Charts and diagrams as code
--- BEGIN ---

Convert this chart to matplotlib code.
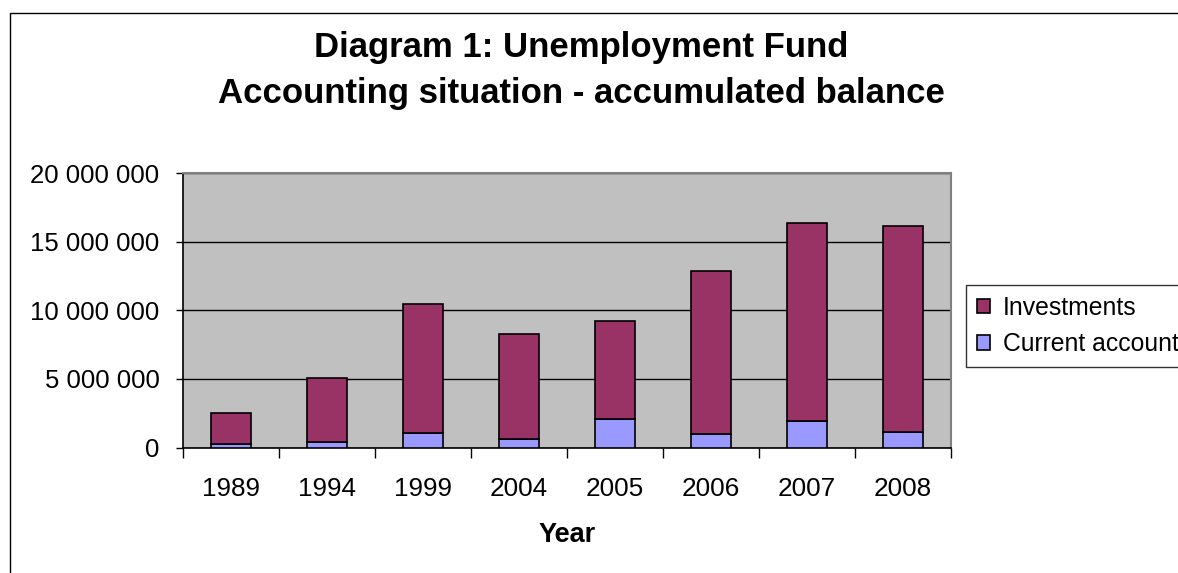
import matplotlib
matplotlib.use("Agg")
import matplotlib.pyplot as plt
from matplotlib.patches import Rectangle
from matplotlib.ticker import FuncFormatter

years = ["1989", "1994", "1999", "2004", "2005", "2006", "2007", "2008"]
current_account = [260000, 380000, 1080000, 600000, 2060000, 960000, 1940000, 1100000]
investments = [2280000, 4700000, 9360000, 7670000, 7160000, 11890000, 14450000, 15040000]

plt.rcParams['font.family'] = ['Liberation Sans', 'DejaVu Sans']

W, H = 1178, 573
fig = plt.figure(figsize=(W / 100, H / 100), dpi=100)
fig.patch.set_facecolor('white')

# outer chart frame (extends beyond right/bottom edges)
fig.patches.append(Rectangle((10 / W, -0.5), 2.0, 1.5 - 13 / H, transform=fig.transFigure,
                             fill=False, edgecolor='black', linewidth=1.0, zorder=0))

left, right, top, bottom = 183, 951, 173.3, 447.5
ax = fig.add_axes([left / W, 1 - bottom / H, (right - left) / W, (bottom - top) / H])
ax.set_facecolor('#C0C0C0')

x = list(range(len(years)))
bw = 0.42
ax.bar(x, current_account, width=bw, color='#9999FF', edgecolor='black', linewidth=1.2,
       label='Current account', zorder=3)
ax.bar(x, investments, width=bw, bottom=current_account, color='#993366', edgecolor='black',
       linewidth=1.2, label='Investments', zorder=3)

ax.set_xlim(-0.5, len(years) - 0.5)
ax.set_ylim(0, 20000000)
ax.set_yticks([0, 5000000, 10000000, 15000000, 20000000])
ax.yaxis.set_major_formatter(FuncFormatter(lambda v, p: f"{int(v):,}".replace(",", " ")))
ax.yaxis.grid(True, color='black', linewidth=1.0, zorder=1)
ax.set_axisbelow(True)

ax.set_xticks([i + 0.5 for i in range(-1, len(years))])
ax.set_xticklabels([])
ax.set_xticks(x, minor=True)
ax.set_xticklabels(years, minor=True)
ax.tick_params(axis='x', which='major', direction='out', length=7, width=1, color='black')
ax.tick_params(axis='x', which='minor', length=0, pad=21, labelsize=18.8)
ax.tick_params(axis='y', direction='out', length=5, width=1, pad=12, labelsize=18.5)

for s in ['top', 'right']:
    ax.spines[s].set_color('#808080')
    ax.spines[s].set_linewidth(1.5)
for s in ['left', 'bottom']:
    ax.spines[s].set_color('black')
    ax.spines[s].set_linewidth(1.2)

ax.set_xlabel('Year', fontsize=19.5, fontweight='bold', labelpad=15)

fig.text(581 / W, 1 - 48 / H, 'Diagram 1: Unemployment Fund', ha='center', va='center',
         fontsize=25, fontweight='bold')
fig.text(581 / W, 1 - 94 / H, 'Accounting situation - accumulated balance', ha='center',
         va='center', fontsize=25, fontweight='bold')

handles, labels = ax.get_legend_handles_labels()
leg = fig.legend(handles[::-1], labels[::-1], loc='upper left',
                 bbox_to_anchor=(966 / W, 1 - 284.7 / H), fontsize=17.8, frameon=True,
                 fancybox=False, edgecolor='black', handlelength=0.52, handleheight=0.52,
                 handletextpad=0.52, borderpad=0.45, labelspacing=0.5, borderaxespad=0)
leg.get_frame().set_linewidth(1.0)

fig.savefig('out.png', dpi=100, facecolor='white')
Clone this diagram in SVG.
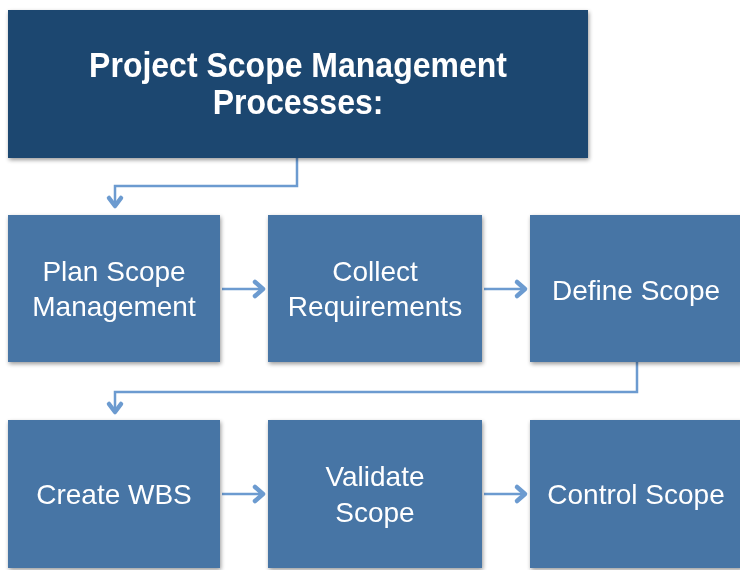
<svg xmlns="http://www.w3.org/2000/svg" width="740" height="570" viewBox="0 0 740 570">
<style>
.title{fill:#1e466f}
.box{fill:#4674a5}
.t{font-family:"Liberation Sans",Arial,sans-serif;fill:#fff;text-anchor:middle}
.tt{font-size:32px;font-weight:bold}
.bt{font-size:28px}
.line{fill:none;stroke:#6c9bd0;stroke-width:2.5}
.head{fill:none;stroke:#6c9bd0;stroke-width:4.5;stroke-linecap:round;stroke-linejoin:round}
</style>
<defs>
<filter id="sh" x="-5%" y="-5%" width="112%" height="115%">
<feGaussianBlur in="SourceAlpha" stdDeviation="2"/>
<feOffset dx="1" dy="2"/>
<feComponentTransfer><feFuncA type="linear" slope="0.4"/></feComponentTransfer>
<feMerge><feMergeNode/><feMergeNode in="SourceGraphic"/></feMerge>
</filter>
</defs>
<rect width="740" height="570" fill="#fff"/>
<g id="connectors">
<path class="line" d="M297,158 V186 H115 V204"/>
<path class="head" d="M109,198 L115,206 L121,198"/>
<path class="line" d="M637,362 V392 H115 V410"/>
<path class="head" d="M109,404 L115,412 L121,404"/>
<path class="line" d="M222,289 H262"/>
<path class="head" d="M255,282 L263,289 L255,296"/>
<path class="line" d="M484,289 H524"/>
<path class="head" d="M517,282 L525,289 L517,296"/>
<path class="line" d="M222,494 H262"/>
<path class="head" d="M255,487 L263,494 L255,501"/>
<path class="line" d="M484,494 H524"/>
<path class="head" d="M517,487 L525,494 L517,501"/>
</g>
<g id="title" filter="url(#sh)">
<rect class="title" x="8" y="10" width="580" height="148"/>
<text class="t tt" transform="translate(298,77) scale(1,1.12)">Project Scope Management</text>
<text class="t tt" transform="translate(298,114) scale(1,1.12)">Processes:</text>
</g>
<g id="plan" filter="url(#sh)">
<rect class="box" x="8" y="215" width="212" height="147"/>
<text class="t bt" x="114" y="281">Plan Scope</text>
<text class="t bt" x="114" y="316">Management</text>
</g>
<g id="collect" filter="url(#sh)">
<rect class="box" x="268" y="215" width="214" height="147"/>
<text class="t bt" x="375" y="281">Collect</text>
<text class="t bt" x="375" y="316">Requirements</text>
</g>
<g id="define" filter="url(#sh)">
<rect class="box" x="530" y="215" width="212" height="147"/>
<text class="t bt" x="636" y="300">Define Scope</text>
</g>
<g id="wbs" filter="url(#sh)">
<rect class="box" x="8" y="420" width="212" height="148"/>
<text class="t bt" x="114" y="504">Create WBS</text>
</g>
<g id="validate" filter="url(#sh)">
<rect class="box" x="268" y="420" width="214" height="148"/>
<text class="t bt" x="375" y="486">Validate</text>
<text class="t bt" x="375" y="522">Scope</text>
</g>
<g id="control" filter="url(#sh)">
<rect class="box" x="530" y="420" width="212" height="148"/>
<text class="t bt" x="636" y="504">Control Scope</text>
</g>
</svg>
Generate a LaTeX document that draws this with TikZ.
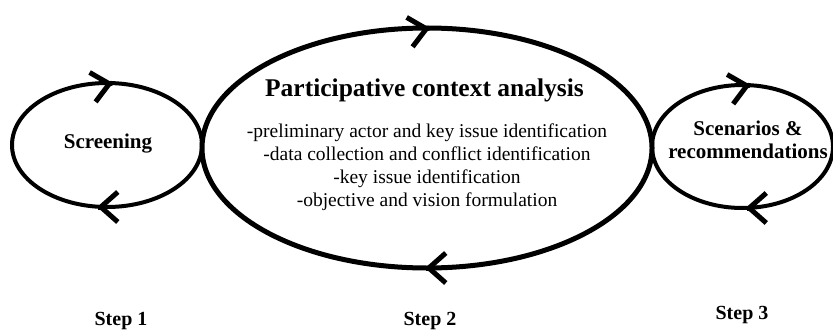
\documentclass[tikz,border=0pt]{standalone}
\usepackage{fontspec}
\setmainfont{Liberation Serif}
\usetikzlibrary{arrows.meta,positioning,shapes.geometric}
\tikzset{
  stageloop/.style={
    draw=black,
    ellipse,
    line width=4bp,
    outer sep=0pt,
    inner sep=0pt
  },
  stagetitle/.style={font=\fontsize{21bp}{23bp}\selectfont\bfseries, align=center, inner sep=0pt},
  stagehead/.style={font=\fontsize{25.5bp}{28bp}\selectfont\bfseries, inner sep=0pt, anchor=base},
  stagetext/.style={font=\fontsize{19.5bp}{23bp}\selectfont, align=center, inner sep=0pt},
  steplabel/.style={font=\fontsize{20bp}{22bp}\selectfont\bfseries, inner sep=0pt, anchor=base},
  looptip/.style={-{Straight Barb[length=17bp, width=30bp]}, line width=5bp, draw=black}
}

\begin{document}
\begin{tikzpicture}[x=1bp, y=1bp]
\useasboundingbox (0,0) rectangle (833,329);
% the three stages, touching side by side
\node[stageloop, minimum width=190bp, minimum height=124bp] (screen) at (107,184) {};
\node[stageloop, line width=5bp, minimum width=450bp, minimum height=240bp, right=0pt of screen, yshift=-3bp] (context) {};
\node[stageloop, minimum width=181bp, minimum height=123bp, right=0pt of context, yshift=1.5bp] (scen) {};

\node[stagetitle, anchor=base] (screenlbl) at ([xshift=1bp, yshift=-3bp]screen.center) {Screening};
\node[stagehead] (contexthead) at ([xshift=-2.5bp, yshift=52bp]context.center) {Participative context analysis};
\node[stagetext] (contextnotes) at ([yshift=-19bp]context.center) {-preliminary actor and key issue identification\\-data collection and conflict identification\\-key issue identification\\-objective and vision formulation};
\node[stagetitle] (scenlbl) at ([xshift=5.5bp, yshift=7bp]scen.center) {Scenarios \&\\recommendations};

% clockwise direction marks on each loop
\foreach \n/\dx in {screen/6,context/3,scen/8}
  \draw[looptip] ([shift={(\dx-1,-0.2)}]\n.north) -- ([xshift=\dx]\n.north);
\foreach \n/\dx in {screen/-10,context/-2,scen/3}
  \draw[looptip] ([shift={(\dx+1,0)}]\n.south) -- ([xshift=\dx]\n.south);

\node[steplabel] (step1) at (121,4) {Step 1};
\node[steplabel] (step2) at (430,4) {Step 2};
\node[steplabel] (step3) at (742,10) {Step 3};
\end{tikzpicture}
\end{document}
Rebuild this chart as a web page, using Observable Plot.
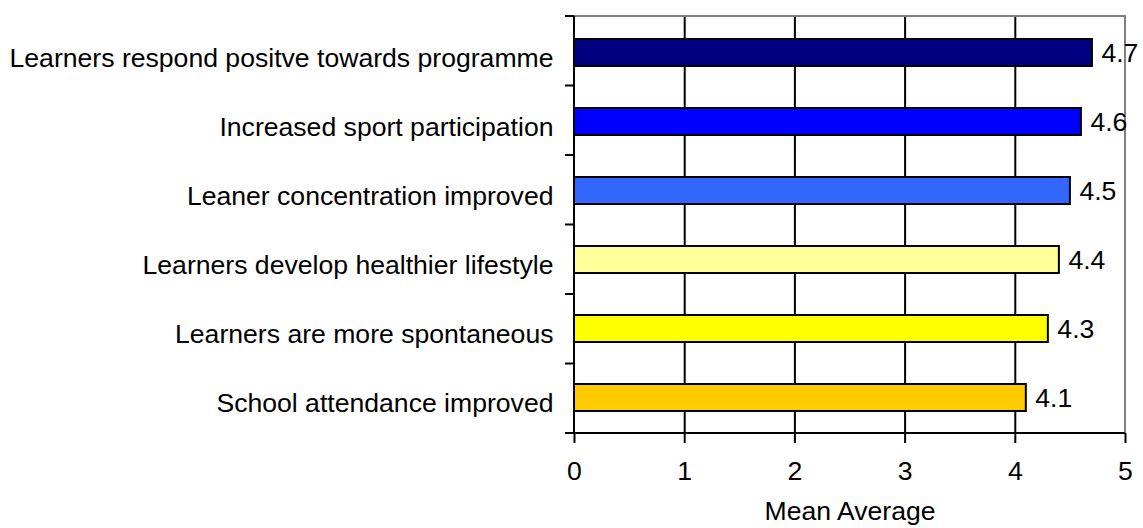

--- END ---

### Aim of the task
Only the lines from the start of the records to the line with "ax.set_axisbelow(True)" belong in the copy. Print them exactly, minus pictures.

### Result for this task
Convert this chart to matplotlib code.
import matplotlib
matplotlib.use("Agg")
import matplotlib.pyplot as plt
from matplotlib.patches import Rectangle
from matplotlib.ticker import FuncFormatter

years = ["1989", "1994", "1999", "2004", "2005", "2006", "2007", "2008"]
current_account = [260000, 380000, 1080000, 600000, 2060000, 960000, 1940000, 1100000]
investments = [2280000, 4700000, 9360000, 7670000, 7160000, 11890000, 14450000, 15040000]

plt.rcParams['font.family'] = ['Liberation Sans', 'DejaVu Sans']

W, H = 1178, 573
fig = plt.figure(figsize=(W / 100, H / 100), dpi=100)
fig.patch.set_facecolor('white')

# outer chart frame (extends beyond right/bottom edges)
fig.patches.append(Rectangle((10 / W, -0.5), 2.0, 1.5 - 13 / H, transform=fig.transFigure,
                             fill=False, edgecolor='black', linewidth=1.0, zorder=0))

left, right, top, bottom = 183, 951, 173.3, 447.5
ax = fig.add_axes([left / W, 1 - bottom / H, (right - left) / W, (bottom - top) / H])
ax.set_facecolor('#C0C0C0')

x = list(range(len(years)))
bw = 0.42
ax.bar(x, current_account, width=bw, color='#9999FF', edgecolor='black', linewidth=1.2,
       label='Current account', zorder=3)
ax.bar(x, investments, width=bw, bottom=current_account, color='#993366', edgecolor='black',
       linewidth=1.2, label='Investments', zorder=3)

ax.set_xlim(-0.5, len(years) - 0.5)
ax.set_ylim(0, 20000000)
ax.set_yticks([0, 5000000, 10000000, 15000000, 20000000])
ax.yaxis.set_major_formatter(FuncFormatter(lambda v, p: f"{int(v):,}".replace(",", " ")))
ax.yaxis.grid(True, color='black', linewidth=1.0, zorder=1)
ax.set_axisbelow(True)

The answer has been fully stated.